Finally, the third type of Profit Pool (marked as "New &
Uncharted") refers to a move into uncharted areas. Little is
known or established before entering these new areas; either
there is low familiarity with customer needs, or the
offering/business model has not been tried before, or both.


Existing Profit Pools

While it might be reasonably expected that a business is already
extracting all the profit that it can from the market, it turns
out that this is not the case at all. Existing Profit Pools are
actually a surprisingly rich source of improved performance and
profitability.

In fact, we have found that most businesses have a very limited
knowledge of their own performance in extracting cash-profits
from markets. There appear to be four factors driving this (see
detail in panel over):

1) GAAP distorts the real profit picture

2) The right information is simply not available
 * not enough granularity, and very limited view by customer,
channel, offering, or geography
 * poor/inaccurate expense allocations
 * limited competitor and partner information

3) The right skills are not at the right place

4) Management is not explicitly focusing on Profit Pools


These four forces come together with devastating effect. Were it
enough that the lack of visibility caused businesses to not focus
on the good Profit Pools - that would be one thing - but the
reality is that they also causes the business to serve areas
where the Profit Pools are actually negative!

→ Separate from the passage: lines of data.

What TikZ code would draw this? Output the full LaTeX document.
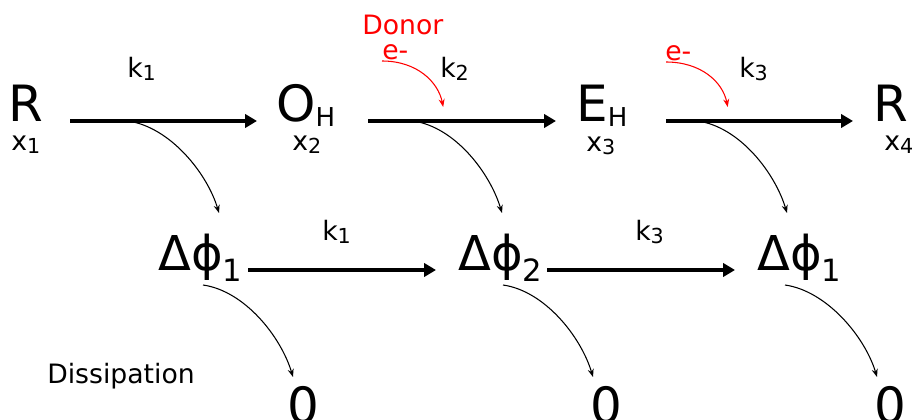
\documentclass[tikz,border=0pt]{standalone}
\usepackage{fontspec}
\setmainfont{DejaVu Sans}
\usetikzlibrary{arrows.meta}
\definecolor{DonorRed}{HTML}{FF0000}

\newcommand{\spsub}[1]{\raisebox{-3.75pt}{\fontsize{19.5pt}{20pt}\selectfont #1}}
\newcommand{\phisub}[1]{\raisebox{-8.5pt}{\fontsize{23pt}{24pt}\selectfont #1}}
\newcommand{\lbsub}[1]{\raisebox{-2pt}{\fontsize{15.5pt}{16pt}\selectfont #1}}

\begin{document}
\begin{tikzpicture}[
  x=0.75pt, y=-0.75pt,
  species/.style={inner sep=0pt, anchor=base west, font=\fontsize{37.5pt}{40pt}\selectfont},
  potential/.style={species, font=\fontsize{36pt}{38pt}\selectfont},
  lbl/.style={inner sep=0pt, anchor=base west, font=\fontsize{20pt}{22pt}\selectfont},
  donor/.style={lbl, text=DonorRed},
  arr/.style={-{Triangle[length=9pt, width=10pt]}, line width=2.4pt},
  branch/.style={-{Stealth[length=6pt, width=4.5pt]}, line width=0.8pt},
  feed/.style={branch, draw=DonorRed},
]
\useasboundingbox (0,0) rectangle (913,420);

% --- species, top row ---
\node[species] (R1) at (8,122) {R};
\node[species] (OH) at (276,122) {O\spsub{H}};
\node[species] (EH) at (576,122) {E\spsub{H}};
\node[species] (R2) at (873,122) {R};

\node[lbl] (x1) at (11,151) {x\lbsub{1}};
\node[lbl] (x2) at (292,151) {x\lbsub{2}};
\node[lbl] (x3) at (586,152) {x\lbsub{3}};
\node[lbl] (x4) at (884,151) {x\lbsub{4}};

% --- potentials and sinks ---
\node[potential] (dphi1) at (158,270) {Δϕ\phisub{1}};
\node[potential] (dphi2) at (458,270) {Δϕ\phisub{2}};
\node[potential] (dphi3) at (757,270) {Δϕ\phisub{1}};

\node[species] (zero1) at (287,423) {0};
\node[species] (zero2) at (590,423) {0};
\node[species] (zero3) at (874,423) {0};

\node[lbl] (diss) at (47,383) {Dissipation};

% --- rate labels ---
\node[lbl] (k1top) at (127,78) {k\lbsub{1}};
\node[lbl] (k2top) at (440,78) {k\lbsub{2}};
\node[lbl] (k3top) at (739,78) {k\lbsub{3}};
\node[lbl] (k1bot) at (322,241) {k\lbsub{1}};
\node[lbl] (k3bot) at (635,241) {k\lbsub{3}};

% --- donor electrons ---
\node[donor] (donor) at (362,35) {Donor};
\node[donor] (eA) at (382,60) {e-};
\node[donor] (eB) at (665,61) {e-};

% --- main arrows ---
\draw[arr] ([shift={(62,-1)}]R1.base west) -- coordinate[pos=0.31] (b1)
  ([shift={(-19,-1)}]OH.base west);
\draw[arr] ([shift={(92,-1)}]OH.base west) -- coordinate[pos=0.24] (b2) coordinate[pos=0.40] (d2)
  ([shift={(-20,-1)}]EH.base west);
\draw[arr] ([shift={(90,-1)}]EH.base west) -- coordinate[pos=0.17] (b3) coordinate[pos=0.33] (d3)
  ([shift={(-20,-1)}]R2.base west);
\draw[arr] ([shift={(90,0)}]dphi1.base west) -- ([shift={(-22,0)}]dphi2.base west);
\draw[arr] ([shift={(89,0)}]dphi2.base west) -- ([shift={(-22,0)}]dphi3.base west);

% --- branches to the potentials ---
\draw[branch] (b1) .. controls +(42,6) and +(-12,-40) .. ([shift={(61,-57)}]dphi1.base west);
\draw[branch] (b2) .. controls +(42,6) and +(-12,-40) .. ([shift={(44,-57)}]dphi2.base west);
\draw[branch] (b3) .. controls +(42,6) and +(-12,-40) .. ([shift={(30,-57)}]dphi3.base west);

% --- dissipation ---
\draw[branch] ([shift={(45,15)}]dphi1.base west) .. controls +(42,6) and +(-12,-40) .. ([shift={(6,-46)}]zero1.base west);
\draw[branch] ([shift={(45,15)}]dphi2.base west) .. controls +(42,6) and +(-12,-40) .. ([shift={(3,-46)}]zero2.base west);
\draw[branch] ([shift={(28,15)}]dphi3.base west) .. controls +(42,6) and +(-12,-40) .. ([shift={(3,-46)}]zero3.base west);

% --- electron feeds ---
\draw[feed] ([shift={(0,1)}]eA.base west) .. controls +(35,0) and +(-5,-25) .. ([shift={(0,-14)}]d2);
\draw[feed] ([shift={(1,1)}]eB.base west) .. controls +(35,0) and +(-5,-25) .. ([shift={(0,-14)}]d3);

\end{tikzpicture}
\end{document}
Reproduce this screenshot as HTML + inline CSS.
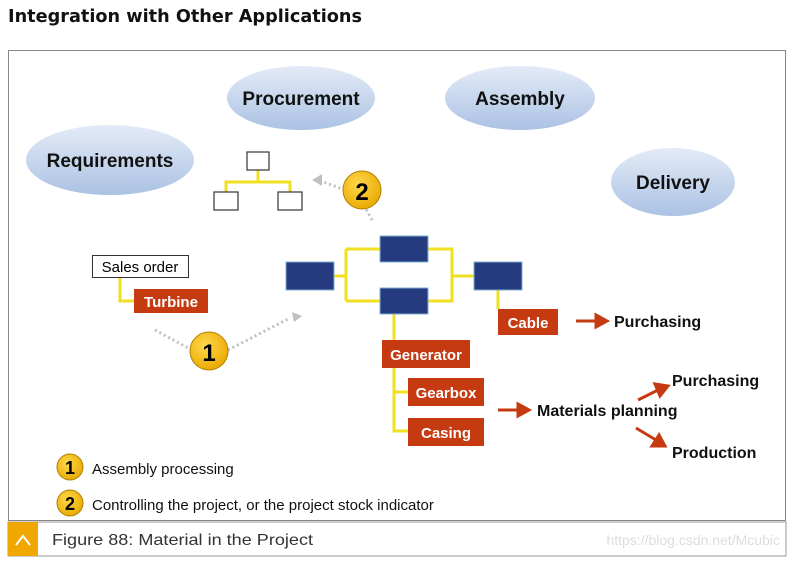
<!DOCTYPE html>
<html><head><style>
body{margin:0;width:794px;height:558px;background:#fff;overflow:hidden;font-family:"Liberation Sans",sans-serif}
</style></head><body>
<svg width="794" height="558" xmlns="http://www.w3.org/2000/svg" font-family="Liberation Sans, sans-serif">
<defs>
<linearGradient id="g" x1="0" y1="0" x2="0" y2="1"><stop offset="0" stop-color="#e4ebf7"/><stop offset="1" stop-color="#abc2e4"/></linearGradient>
<radialGradient id="y" cx="0.4" cy="0.35" r="0.7"><stop offset="0" stop-color="#ffd84a"/><stop offset="1" stop-color="#e8a800"/></radialGradient>
</defs>
<text x="8" y="22" font-size="18" font-weight="bold" font-family="DejaVu Sans, sans-serif" fill="#111" textLength="354" lengthAdjust="spacingAndGlyphs">Integration with Other Applications</text>
<rect x="8.5" y="50.5" width="777" height="470" fill="#fff" stroke="#888"/>
<g font-weight="bold" font-size="19" text-anchor="middle" fill="#111">
<ellipse cx="301" cy="98" rx="74" ry="32" fill="url(#g)"/><text x="301" y="105">Procurement</text>
<ellipse cx="520" cy="98" rx="75" ry="32" fill="url(#g)"/><text x="520" y="105">Assembly</text>
<ellipse cx="110" cy="160" rx="84" ry="35" fill="url(#g)"/><text x="110" y="167">Requirements</text>
<ellipse cx="673" cy="182" rx="62" ry="34" fill="url(#g)"/><text x="673" y="189">Delivery</text>
</g>
<g stroke="#f0e020" stroke-width="3" fill="none">
<path d="M258 170V182M226 192V182H290V192"/>
<path d="M334 276H346M346 249V301M346 249H380M346 301H380M428 249H452V301H428M452 276H474"/>
<path d="M120 277V301H134M498 290V309M394 314V340M394 368V431H408M394 392H408"/>
</g>
<g stroke="#333" fill="#fff" stroke-width="1.2">
<rect x="247" y="152" width="22" height="18"/><rect x="214" y="192" width="24" height="18"/><rect x="278" y="192" width="24" height="18"/>
</g>
<g fill="#253a7f" stroke="#7fb0d0" stroke-width="1">
<rect x="286" y="262" width="48" height="28"/><rect x="380" y="236" width="48" height="26"/><rect x="380" y="288" width="48" height="26"/><rect x="474" y="262" width="48" height="28"/>
</g>
<rect x="92.5" y="255.5" width="96" height="22" fill="#fff" stroke="#333"/>
<text x="140" y="272" font-size="15" text-anchor="middle">Sales order</text>
<g fill="#c63a12"><rect x="134" y="289" width="74" height="24"/><rect x="498" y="309" width="60" height="26"/><rect x="382" y="340" width="88" height="28"/><rect x="408" y="378" width="76" height="28"/><rect x="408" y="418" width="76" height="28"/></g>
<g fill="#fff" font-weight="bold" font-size="15" text-anchor="middle">
<text x="171" y="307">Turbine</text><text x="528" y="328">Cable</text><text x="426" y="360">Generator</text><text x="446" y="398">Gearbox</text><text x="446" y="438">Casing</text>
</g>
<g stroke="#c0c0c0" stroke-width="3" stroke-dasharray="2 3" fill="none">
<path d="M155 330L188 348M228 350L290 318"/><path d="M345 190L318 180M364 205L372 220"/>
</g>
<path d="M292 312L302 316L294 322Z M312 180L322 174L322 186Z" fill="#c0c0c0"/>
<circle cx="209" cy="351" r="19" fill="url(#y)" stroke="#b08000"/><text x="209" y="361" font-size="24" font-weight="bold" text-anchor="middle">1</text>
<circle cx="362" cy="190" r="19" fill="url(#y)" stroke="#b08000"/><text x="362" y="200" font-size="24" font-weight="bold" text-anchor="middle">2</text>
<g stroke="#c63a12" stroke-width="3" fill="#c63a12">
<path d="M576 321H596" /><path d="M596 315L607 321L596 327Z"/>
<path d="M498 410H518"/><path d="M518 404L529 410L518 416Z"/>
<path d="M638 400L658 390"/><path d="M655 384L668 386L660 396Z"/>
<path d="M636 428L656 440"/><path d="M652 446L665 446L659 435Z"/>
</g>
<g font-weight="bold" font-size="16" fill="#111">
<text x="614" y="327">Purchasing</text><text x="537" y="416">Materials planning</text><text x="672" y="386">Purchasing</text><text x="672" y="458">Production</text>
</g>
<circle cx="70" cy="467" r="13" fill="url(#y)" stroke="#b08000"/><text x="70" y="474" font-size="18" font-weight="bold" text-anchor="middle">1</text>
<circle cx="70" cy="503" r="13" fill="url(#y)" stroke="#b08000"/><text x="70" y="510" font-size="18" font-weight="bold" text-anchor="middle">2</text>
<text x="92" y="474" font-size="15" fill="#111">Assembly processing</text>
<text x="92" y="510" font-size="15" fill="#111">Controlling the project, or the project stock indicator</text>
<rect x="8" y="522" width="778" height="34" fill="#fff" stroke="#999"/>
<rect x="8" y="522" width="30" height="34" fill="#f0a800"/>
<path d="M16 545L23 536L30 545" stroke="#fff" stroke-width="2" fill="none"/>
<text x="52" y="545" font-size="16" fill="#333" textLength="261" lengthAdjust="spacingAndGlyphs">Figure 88: Material in the Project</text>
<text x="780" y="545" font-size="14" fill="#ddd" text-anchor="end">https://blog.csdn.net/Mcubic</text>
</svg>
</body></html>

In our work, we observe this unfortunate situation with boring
regularity. The value-creating effort being expended at one end
of the business is actually being destroyed with cash-based
losses - at the same end of the business, simply by serving the
wrong part of the market.

One last note on Existing Profit Pools. The indications of
internal cash-profitability discussed above are a proxy for,
though not a substitute for an understanding of market
profitability. A solid understanding of competitor, partner and
customer economics, now and into the future, is essential to
properly see where all the opportunities and trade-offs are, and
to predict the behaviors of other market players and customers.
This is explored in Section 3.


New Profit Pools

Naturally, one of the most powerful ways to increase shareholder
value, indeed the entire business' value to all stakeholders, is
to grow future cash-based profitability.

With this in mind, business must also search for growth in high
cash-margin revenues, in addition to improving existing business
performance. They need to be very careful, however, to ensure
that they only grow in positive Profit Pools - the more positive,
the better. Growth in Profit Pools where cash profitability is
negative, results in a destruction of business value; negating
all the efforts made in that Profit Pool, but also stealing the
results of efforts in positive Profit Pools. Such 'bad' growth
is very common (and actually the base motivation for this
paper).

Now, obtaining an understanding of New Profit Pools is mostly an
exercise of looking externally, at competitors and others.


New Charted Profit Pools

By definition, charted Profit Pools have already been penetrated
by participating players, and as such there is both information
out there on their attractiveness (including current and future
economics), and the market has an existing structure with working
commercial models.

The first attribute, that there is existing information, makes it
easier to identify and understand the nature of specific Profit
Pools. It also allows a high level of risk mitigation - since new
market entrants (should) know more on what they are getting to.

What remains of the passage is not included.